DO THIS ▸ Retype, word for word, the lines between the ones holding "Output the Python" and "ax = fig.add_axes([10", inclusive; pictures stay out of the copy.

EXCERPTED DATA ▸
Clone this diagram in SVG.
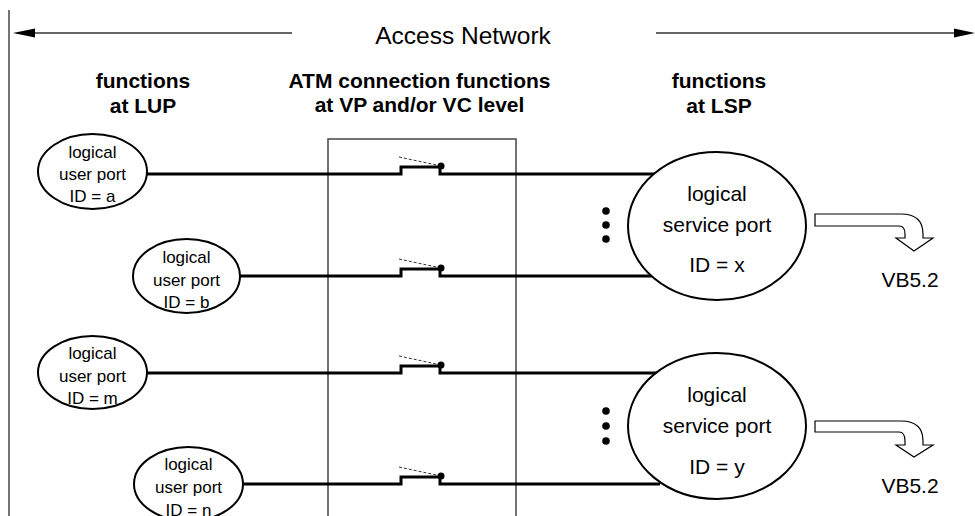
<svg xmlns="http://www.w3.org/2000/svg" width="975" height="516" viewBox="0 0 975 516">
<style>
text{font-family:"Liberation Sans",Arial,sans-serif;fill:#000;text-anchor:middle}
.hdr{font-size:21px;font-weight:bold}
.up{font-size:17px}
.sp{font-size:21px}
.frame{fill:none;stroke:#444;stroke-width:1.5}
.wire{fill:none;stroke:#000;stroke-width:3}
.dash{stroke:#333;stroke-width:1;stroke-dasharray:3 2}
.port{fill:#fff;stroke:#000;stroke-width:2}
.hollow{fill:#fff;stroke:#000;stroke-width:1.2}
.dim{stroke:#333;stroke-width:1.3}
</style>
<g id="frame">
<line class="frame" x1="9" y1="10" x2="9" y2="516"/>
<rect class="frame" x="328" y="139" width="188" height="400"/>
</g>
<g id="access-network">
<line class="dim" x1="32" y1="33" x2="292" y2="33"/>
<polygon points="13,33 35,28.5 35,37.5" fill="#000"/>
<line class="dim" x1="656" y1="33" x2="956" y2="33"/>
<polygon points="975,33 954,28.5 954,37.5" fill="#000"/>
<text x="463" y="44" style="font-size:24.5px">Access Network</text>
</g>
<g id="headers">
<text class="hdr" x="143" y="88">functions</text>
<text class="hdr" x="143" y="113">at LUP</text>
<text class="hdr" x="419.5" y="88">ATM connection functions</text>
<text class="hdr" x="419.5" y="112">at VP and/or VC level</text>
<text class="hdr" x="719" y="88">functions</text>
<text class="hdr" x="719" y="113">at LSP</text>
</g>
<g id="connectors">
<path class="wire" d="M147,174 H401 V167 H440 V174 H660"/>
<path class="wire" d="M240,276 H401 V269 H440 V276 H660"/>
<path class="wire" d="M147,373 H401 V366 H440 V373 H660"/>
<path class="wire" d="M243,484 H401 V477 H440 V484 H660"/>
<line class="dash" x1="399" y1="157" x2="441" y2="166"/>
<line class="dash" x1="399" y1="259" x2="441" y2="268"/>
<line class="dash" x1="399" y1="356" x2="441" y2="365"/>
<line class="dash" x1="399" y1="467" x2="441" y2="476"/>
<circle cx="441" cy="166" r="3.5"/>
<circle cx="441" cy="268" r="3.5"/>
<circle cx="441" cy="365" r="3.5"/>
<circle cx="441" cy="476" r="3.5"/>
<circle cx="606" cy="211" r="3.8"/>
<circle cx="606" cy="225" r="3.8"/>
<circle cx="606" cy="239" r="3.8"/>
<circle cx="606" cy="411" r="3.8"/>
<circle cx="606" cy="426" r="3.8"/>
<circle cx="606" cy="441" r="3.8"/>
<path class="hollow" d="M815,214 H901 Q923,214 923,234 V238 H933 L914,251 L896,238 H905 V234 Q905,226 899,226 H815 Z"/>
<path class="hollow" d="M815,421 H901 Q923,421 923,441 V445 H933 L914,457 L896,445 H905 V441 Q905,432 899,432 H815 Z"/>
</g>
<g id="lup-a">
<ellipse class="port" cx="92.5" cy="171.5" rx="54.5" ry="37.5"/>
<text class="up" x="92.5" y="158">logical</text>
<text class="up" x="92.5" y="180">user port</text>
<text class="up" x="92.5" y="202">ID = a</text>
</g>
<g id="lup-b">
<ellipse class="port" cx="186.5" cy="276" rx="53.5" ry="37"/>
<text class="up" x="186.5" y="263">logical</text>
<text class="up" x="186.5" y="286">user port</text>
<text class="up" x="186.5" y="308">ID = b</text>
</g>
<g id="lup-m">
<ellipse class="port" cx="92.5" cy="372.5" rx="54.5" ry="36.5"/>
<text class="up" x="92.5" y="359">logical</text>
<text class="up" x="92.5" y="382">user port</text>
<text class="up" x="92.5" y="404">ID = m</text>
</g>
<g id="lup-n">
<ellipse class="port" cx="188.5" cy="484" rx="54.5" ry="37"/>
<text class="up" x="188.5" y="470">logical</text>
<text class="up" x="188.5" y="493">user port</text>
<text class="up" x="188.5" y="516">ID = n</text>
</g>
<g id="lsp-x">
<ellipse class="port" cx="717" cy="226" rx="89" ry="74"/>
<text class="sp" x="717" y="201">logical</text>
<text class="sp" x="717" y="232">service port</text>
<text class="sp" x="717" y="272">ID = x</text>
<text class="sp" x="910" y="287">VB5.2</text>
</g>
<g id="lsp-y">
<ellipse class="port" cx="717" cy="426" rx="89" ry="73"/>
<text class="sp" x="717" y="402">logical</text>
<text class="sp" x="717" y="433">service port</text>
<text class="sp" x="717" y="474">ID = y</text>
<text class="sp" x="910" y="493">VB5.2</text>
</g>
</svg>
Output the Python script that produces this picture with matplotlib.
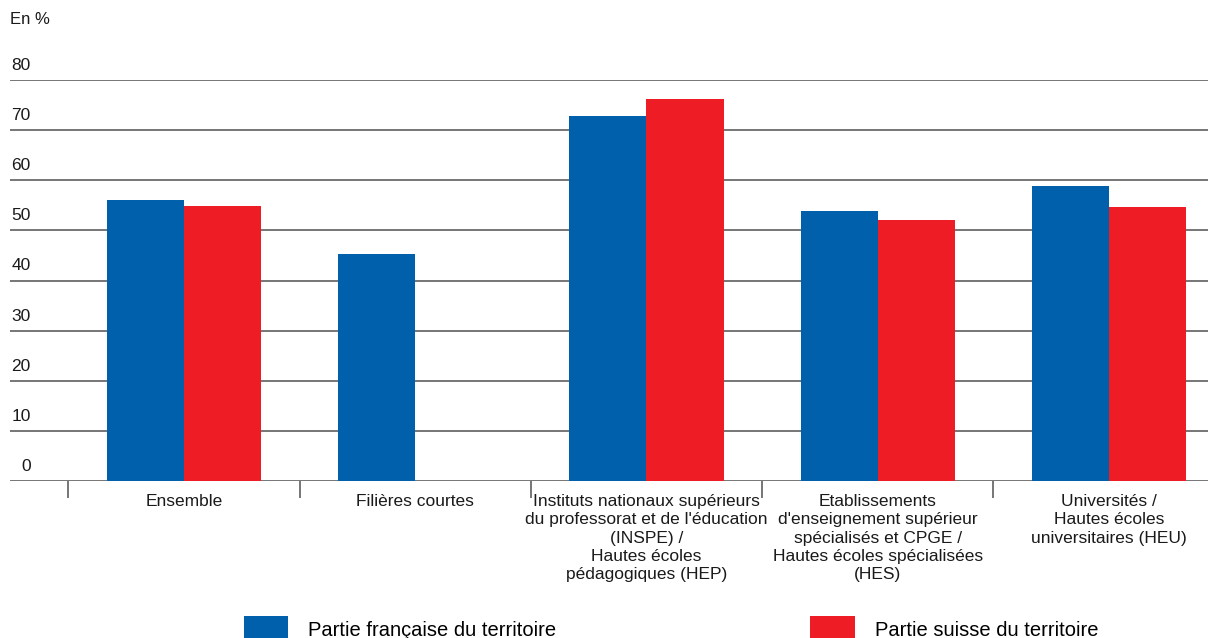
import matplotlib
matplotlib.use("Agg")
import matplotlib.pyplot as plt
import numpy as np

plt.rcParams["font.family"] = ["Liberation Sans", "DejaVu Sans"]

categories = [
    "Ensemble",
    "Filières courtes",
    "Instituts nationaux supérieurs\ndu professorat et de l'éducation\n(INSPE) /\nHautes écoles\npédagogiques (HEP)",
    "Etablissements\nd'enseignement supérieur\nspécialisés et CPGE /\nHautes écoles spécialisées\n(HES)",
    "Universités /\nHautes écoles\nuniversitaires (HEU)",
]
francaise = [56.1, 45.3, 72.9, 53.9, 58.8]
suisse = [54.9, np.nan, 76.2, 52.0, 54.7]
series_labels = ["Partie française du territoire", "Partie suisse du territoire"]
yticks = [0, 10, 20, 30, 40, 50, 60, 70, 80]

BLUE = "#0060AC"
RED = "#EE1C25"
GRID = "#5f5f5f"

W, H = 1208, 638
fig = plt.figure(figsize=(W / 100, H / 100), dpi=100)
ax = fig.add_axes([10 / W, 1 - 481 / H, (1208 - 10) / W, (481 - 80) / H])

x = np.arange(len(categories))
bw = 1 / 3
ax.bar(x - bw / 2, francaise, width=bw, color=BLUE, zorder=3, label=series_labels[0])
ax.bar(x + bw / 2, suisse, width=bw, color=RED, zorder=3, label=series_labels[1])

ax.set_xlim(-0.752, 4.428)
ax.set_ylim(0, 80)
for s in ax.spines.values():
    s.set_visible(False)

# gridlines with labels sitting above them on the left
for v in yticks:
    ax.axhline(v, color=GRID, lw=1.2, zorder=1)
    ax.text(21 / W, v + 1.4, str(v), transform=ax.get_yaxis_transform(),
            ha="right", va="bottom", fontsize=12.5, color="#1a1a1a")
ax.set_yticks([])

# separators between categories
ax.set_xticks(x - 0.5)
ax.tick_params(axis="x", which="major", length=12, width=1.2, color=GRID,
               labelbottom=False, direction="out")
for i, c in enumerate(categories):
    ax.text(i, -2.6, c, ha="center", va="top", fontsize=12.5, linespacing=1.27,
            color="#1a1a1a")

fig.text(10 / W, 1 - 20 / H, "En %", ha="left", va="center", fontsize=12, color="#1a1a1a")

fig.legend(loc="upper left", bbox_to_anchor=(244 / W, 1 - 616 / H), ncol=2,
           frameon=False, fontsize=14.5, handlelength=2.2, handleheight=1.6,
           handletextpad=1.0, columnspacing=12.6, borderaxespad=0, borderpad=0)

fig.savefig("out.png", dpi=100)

FINISHED EXERCISE ▸
Output the Python script that produces this picture with matplotlib.
import matplotlib
matplotlib.use("Agg")
import matplotlib.pyplot as plt
import numpy as np

plt.rcParams["font.family"] = ["Liberation Sans", "DejaVu Sans"]

categories = [
    "Ensemble",
    "Filières courtes",
    "Instituts nationaux supérieurs\ndu professorat et de l'éducation\n(INSPE) /\nHautes écoles\npédagogiques (HEP)",
    "Etablissements\nd'enseignement supérieur\nspécialisés et CPGE /\nHautes écoles spécialisées\n(HES)",
    "Universités /\nHautes écoles\nuniversitaires (HEU)",
]
francaise = [56.1, 45.3, 72.9, 53.9, 58.8]
suisse = [54.9, np.nan, 76.2, 52.0, 54.7]
series_labels = ["Partie française du territoire", "Partie suisse du territoire"]
yticks = [0, 10, 20, 30, 40, 50, 60, 70, 80]

BLUE = "#0060AC"
RED = "#EE1C25"
GRID = "#5f5f5f"

W, H = 1208, 638
fig = plt.figure(figsize=(W / 100, H / 100), dpi=100)
ax = fig.add_axes([10 / W, 1 - 481 / H, (1208 - 10) / W, (481 - 80) / H])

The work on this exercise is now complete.